▶ Given problem
Repeat exactly the lines running from the first line of the data to the line containing "const seriesNames = ['Tout", both ends included, and nothing else; drop the pictures.

▶ Raw data
- - -

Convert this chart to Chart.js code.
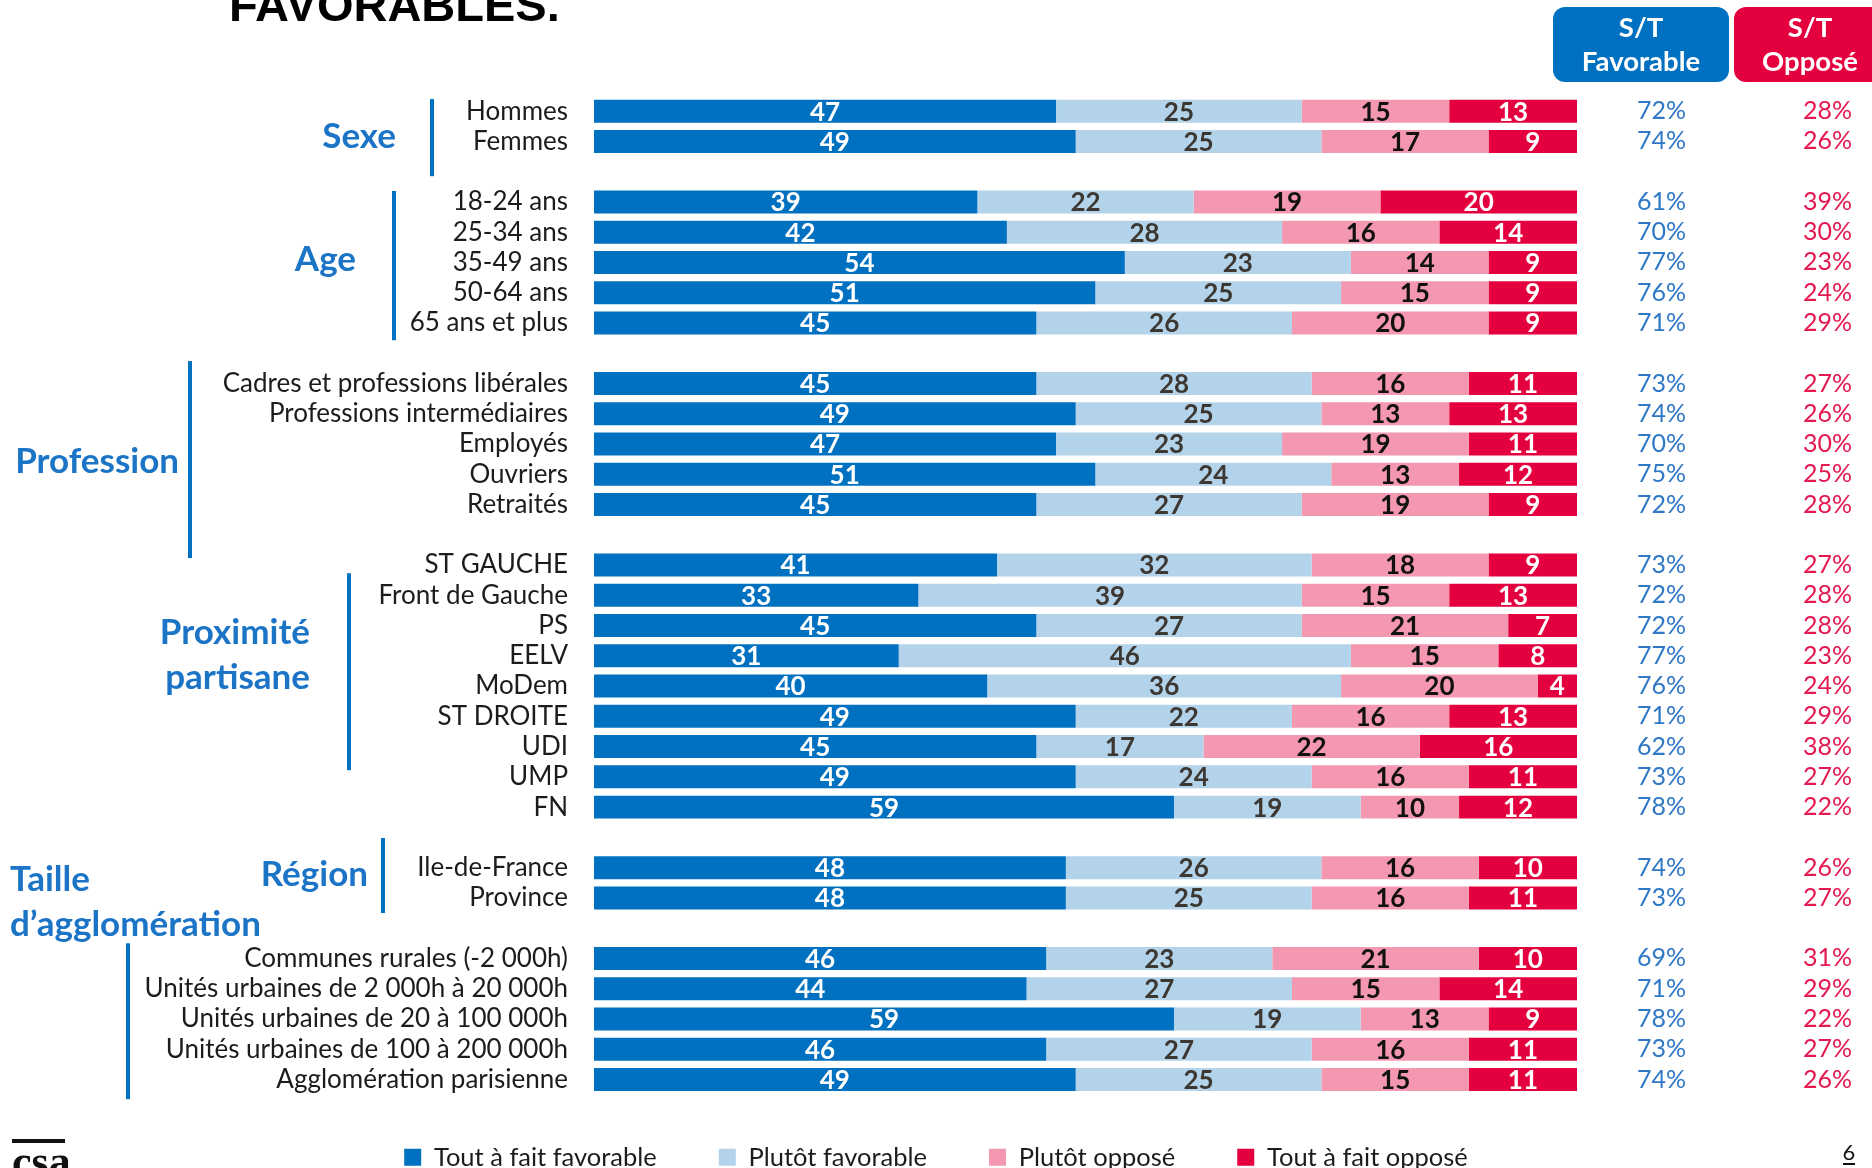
<!DOCTYPE html>
<html>
<head>
<meta charset="utf-8">
<script src="https://cdn.jsdelivr.net/npm/chart.js@4.4.1/dist/chart.umd.min.js"></script>
<style>
  html, body { margin: 0; padding: 0; background: #fff; }
  #wrap { position: relative; width: 1872px; height: 1168px; }
</style>
</head>
<body>
<div id="wrap"><canvas id="chart"></canvas></div>
<script>
// rows, '' = spacer between groups
const categories = [
  'Hommes', 'Femmes', '',
  '18-24 ans', '25-34 ans', '35-49 ans', '50-64 ans', '65 ans et plus', '',
  'Cadres et professions libérales', 'Professions intermédiaires', 'Employés', 'Ouvriers', 'Retraités', '',
  'ST GAUCHE', 'Front de Gauche', 'PS', 'EELV', 'MoDem', 'ST DROITE', 'UDI', 'UMP', 'FN', '',
  'Ile-de-France', 'Province', '',
  'Communes rurales (-2 000h)', 'Unités urbaines de 2 000h à 20 000h', 'Unités urbaines de 20 à 100 000h',
  'Unités urbaines de 100 à 200 000h', 'Agglomération parisienne'
];

const toutFavorable = [47, 49, null, 39, 42, 54, 51, 45, null, 45, 49, 47, 51, 45, null,
  41, 33, 45, 31, 40, 49, 45, 49, 59, null, 48, 48, null, 46, 44, 59, 46, 49];
const plutotFavorable = [25, 25, null, 22, 28, 23, 25, 26, null, 28, 25, 23, 24, 27, null,
  32, 39, 27, 46, 36, 22, 17, 24, 19, null, 26, 25, null, 23, 27, 19, 27, 25];
const plutotOppose = [15, 17, null, 19, 16, 14, 15, 20, null, 16, 13, 19, 13, 19, null,
  18, 15, 21, 15, 20, 16, 22, 16, 10, null, 16, 16, null, 21, 15, 13, 16, 15];
const toutOppose = [13, 9, null, 20, 14, 9, 9, 9, null, 11, 13, 11, 12, 9, null,
  9, 13, 7, 8, 4, 13, 16, 11, 12, null, 10, 11, null, 10, 14, 9, 11, 11];

const stFavorable = [72, 74, null, 61, 70, 77, 76, 71, null, 73, 74, 70, 75, 72, null,
  73, 72, 72, 77, 76, 71, 62, 73, 78, null, 74, 73, null, 69, 71, 78, 73, 74];
const stOppose = [28, 26, null, 39, 30, 23, 24, 29, null, 27, 26, 30, 25, 28, null,
  27, 28, 28, 23, 24, 29, 38, 27, 22, null, 26, 27, null, 31, 29, 22, 27, 26];

const seriesNames = ['Tout à fait favorable', 'Plutôt favorable', 'Plutôt opposé', 'Tout à fait opposé'];

const BLUE = '#0070C0', LIGHT = '#B2D3EA', PINK = '#F497B0', RED = '#E4003E';
const FAV_TXT = '#2F78C6', OPP_TXT = '#E4194F', GROUP_TXT = '#1B74C5';
const labelColors = ['#ffffff', '#3d3731', '#111111', '#ffffff'];

// group captions and their side bars, in row units
const groups = [
  { lines: ['Sexe'], row: 0.86, x: 396, align: 'right', bar: [432, -0.4, 2.15] },
  { lines: ['Age'], row: 4.9, x: 356, align: 'right', bar: [394, 2.64, 7.57] },
  { lines: ['Profession'], row: 11.57, x: 179, align: 'right', bar: [190, 8.26, 14.77] },
  { lines: ['Proximité', 'partisane'], row: 17.25, x: 310, align: 'right', bar: [349, 15.27, 21.78] },
  { lines: ['Région'], row: 25.25, x: 368, align: 'right', bar: [383, 24.02, 26.5] },
  { lines: ['Taille', 'd’agglomération'], row: 25.4, x: 10, align: 'left', bar: [128, 27.5, 32.65] }
];

const segmentLabels = {
  id: 'segmentLabels',
  afterDatasetsDraw(chart) {
    const ctx = chart.ctx;
    ctx.save();
    ctx.font = 'bold 26px Lato';
    ctx.textAlign = 'center';
    ctx.textBaseline = 'middle';
    chart.data.datasets.forEach((ds, i) => {
      chart.getDatasetMeta(i).data.forEach((bar, j) => {
        const v = ds.data[j];
        if (v == null) return;
        ctx.fillStyle = labelColors[i];
        ctx.fillText(v, (bar.x + bar.base) / 2, bar.y + 1);
      });
    });
    ctx.restore();
  }
};

const decor = {
  id: 'decor',
  afterLayout(chart) {
    // legend padding doubles as item spacing; lift the row back up
    // and let its clip box run to the bottom edge
    const lg = chart.legend;
    lg.top -= 12;
    lg.bottom = chart.height;
    lg.height = lg.bottom - lg.top;
  },
  afterDraw(chart) {
    const ctx = chart.ctx, y = chart.scales.y;
    ctx.save();

    // title (cut at top of slide)
    ctx.fillStyle = '#000';
    ctx.font = 'bold 47px "Liberation Sans"';
    ctx.textBaseline = 'alphabetic';
    ctx.textAlign = 'left';
    ctx.fillText('FAVORABLES.', 229, 21);

    // group bars + captions
    groups.forEach(g => {
      const [bx, r0, r1] = g.bar;
      ctx.fillStyle = BLUE;
      ctx.fillRect(bx - 2, y.getPixelForValue(r0), 4, y.getPixelForValue(r1) - y.getPixelForValue(r0));
      ctx.fillStyle = GROUP_TXT;
      ctx.font = 'bold 35px Lato';
      ctx.textAlign = g.align;
      ctx.textBaseline = 'middle';
      g.lines.forEach((t, k) => ctx.fillText(t, g.x, y.getPixelForValue(g.row) + k * 45));
    });

    // header boxes
    const heads = [
      { x: 1553, w: 176, color: BLUE, cx: 1641, text: ['S/T', 'Favorable'] },
      { x: 1734, w: 160, color: RED, cx: 1810, text: ['S/T', 'Opposé'] }
    ];
    heads.forEach(h => {
      ctx.fillStyle = h.color;
      ctx.beginPath();
      ctx.roundRect(h.x, 7, h.w, 75, 12);
      ctx.fill();
      ctx.fillStyle = '#fff';
      ctx.font = 'bold 27.5px Lato';
      ctx.textAlign = 'center';
      ctx.textBaseline = 'middle';
      ctx.fillText(h.text[0], h.cx, 28);
      ctx.fillText(h.text[1], h.cx, 62);
    });

    // logo + page number
    ctx.fillStyle = '#111';
    ctx.fillRect(12, 1139, 53, 4);
    ctx.font = 'bold 44px "Liberation Sans Narrow"';
    ctx.textAlign = 'left';
    ctx.textBaseline = 'top';
    ctx.fillText('csa', 12, 1143);
    ctx.font = '22px Lato';
    ctx.textBaseline = 'alphabetic';
    ctx.textAlign = 'center';
    ctx.fillText('6', 1849, 1160);
    ctx.fillRect(1843, 1163, 12, 2);

    ctx.restore();
  }
};

// right-hand percentage columns drawn as category axes
const pctAxis = (values, color, width, weight) => ({
  type: 'category',
  position: 'right',
  offset: true,
  weight: weight,
  grid: { display: false, drawTicks: false },
  border: { display: false },
  ticks: {
    autoSkip: false,
    padding: 0,
    color: color,
    font: { family: 'Lato', size: 25 },
    callback: (v, i) => values[i] == null ? '' : values[i] + '%'
  },
  afterFit: s => { s.width = width; }
});

function build() {
  new Chart(document.getElementById('chart'), {
    type: 'bar',
    data: {
      labels: categories,
      datasets: [
        { label: seriesNames[0], data: toutFavorable, backgroundColor: BLUE },
        { label: seriesNames[1], data: plutotFavorable, backgroundColor: LIGHT },
        { label: seriesNames[2], data: plutotOppose, backgroundColor: PINK },
        { label: seriesNames[3], data: toutOppose, backgroundColor: RED }
      ]
    },
    options: {
      indexAxis: 'y',
      responsive: true,
      maintainAspectRatio: false,
      animation: false,
      datasets: { bar: { categoryPercentage: 1, barPercentage: 0.76, borderWidth: 0 } },
      layout: { padding: { top: 96, bottom: 0, left: 0, right: 0 } },
      scales: {
        x: { stacked: true, display: false, min: 0, max: 100 },
        y: {
          stacked: true,
          grid: { display: false, drawTicks: false },
          border: { display: false },
          ticks: { autoSkip: false, padding: 26, color: '#1c1c1c', font: { family: 'Lato', size: 26 } },
          afterFit: s => { s.width = 594; }
        },
        gap: {
          type: 'category',
          position: 'right',
          weight: 0,
          grid: { display: false, drawTicks: false },
          border: { display: false },
          ticks: { display: false },
          afterFit: s => { s.width = 60; }
        },
        yFav: pctAxis(stFavorable, FAV_TXT, 166, 1),
        yOpp: pctAxis(stOppose, OPP_TXT, 69, 2)
      },
      plugins: {
        tooltip: { enabled: false },
        legend: {
          position: 'bottom',
          maxHeight: 73.4,
          labels: {
            boxWidth: 17,
            boxHeight: 17,
            padding: 62,
            color: '#1c1c1c',
            font: { family: 'Lato', size: 25.5 }
          }
        }
      }
    },
    plugins: [segmentLabels, decor]
  });
}

Promise.all([
  document.fonts.load('24px Lato'),
  document.fonts.load('bold 24px Lato'),
  document.fonts.load('bold 46px "Liberation Sans"')
]).then(build, build);
</script>
</body>
</html>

- - -

▶ Exercise result
Convert this chart to Chart.js code.
<!DOCTYPE html>
<html>
<head>
<meta charset="utf-8">
<script src="https://cdn.jsdelivr.net/npm/chart.js@4.4.1/dist/chart.umd.min.js"></script>
<style>
  html, body { margin: 0; padding: 0; background: #fff; }
  #wrap { position: relative; width: 1872px; height: 1168px; }
</style>
</head>
<body>
<div id="wrap"><canvas id="chart"></canvas></div>
<script>
// rows, '' = spacer between groups
const categories = [
  'Hommes', 'Femmes', '',
  '18-24 ans', '25-34 ans', '35-49 ans', '50-64 ans', '65 ans et plus', '',
  'Cadres et professions libérales', 'Professions intermédiaires', 'Employés', 'Ouvriers', 'Retraités', '',
  'ST GAUCHE', 'Front de Gauche', 'PS', 'EELV', 'MoDem', 'ST DROITE', 'UDI', 'UMP', 'FN', '',
  'Ile-de-France', 'Province', '',
  'Communes rurales (-2 000h)', 'Unités urbaines de 2 000h à 20 000h', 'Unités urbaines de 20 à 100 000h',
  'Unités urbaines de 100 à 200 000h', 'Agglomération parisienne'
];

const toutFavorable = [47, 49, null, 39, 42, 54, 51, 45, null, 45, 49, 47, 51, 45, null,
  41, 33, 45, 31, 40, 49, 45, 49, 59, null, 48, 48, null, 46, 44, 59, 46, 49];
const plutotFavorable = [25, 25, null, 22, 28, 23, 25, 26, null, 28, 25, 23, 24, 27, null,
  32, 39, 27, 46, 36, 22, 17, 24, 19, null, 26, 25, null, 23, 27, 19, 27, 25];
const plutotOppose = [15, 17, null, 19, 16, 14, 15, 20, null, 16, 13, 19, 13, 19, null,
  18, 15, 21, 15, 20, 16, 22, 16, 10, null, 16, 16, null, 21, 15, 13, 16, 15];
const toutOppose = [13, 9, null, 20, 14, 9, 9, 9, null, 11, 13, 11, 12, 9, null,
  9, 13, 7, 8, 4, 13, 16, 11, 12, null, 10, 11, null, 10, 14, 9, 11, 11];

const stFavorable = [72, 74, null, 61, 70, 77, 76, 71, null, 73, 74, 70, 75, 72, null,
  73, 72, 72, 77, 76, 71, 62, 73, 78, null, 74, 73, null, 69, 71, 78, 73, 74];
const stOppose = [28, 26, null, 39, 30, 23, 24, 29, null, 27, 26, 30, 25, 28, null,
  27, 28, 28, 23, 24, 29, 38, 27, 22, null, 26, 27, null, 31, 29, 22, 27, 26];

const seriesNames = ['Tout à fait favorable', 'Plutôt favorable', 'Plutôt opposé', 'Tout à fait opposé'];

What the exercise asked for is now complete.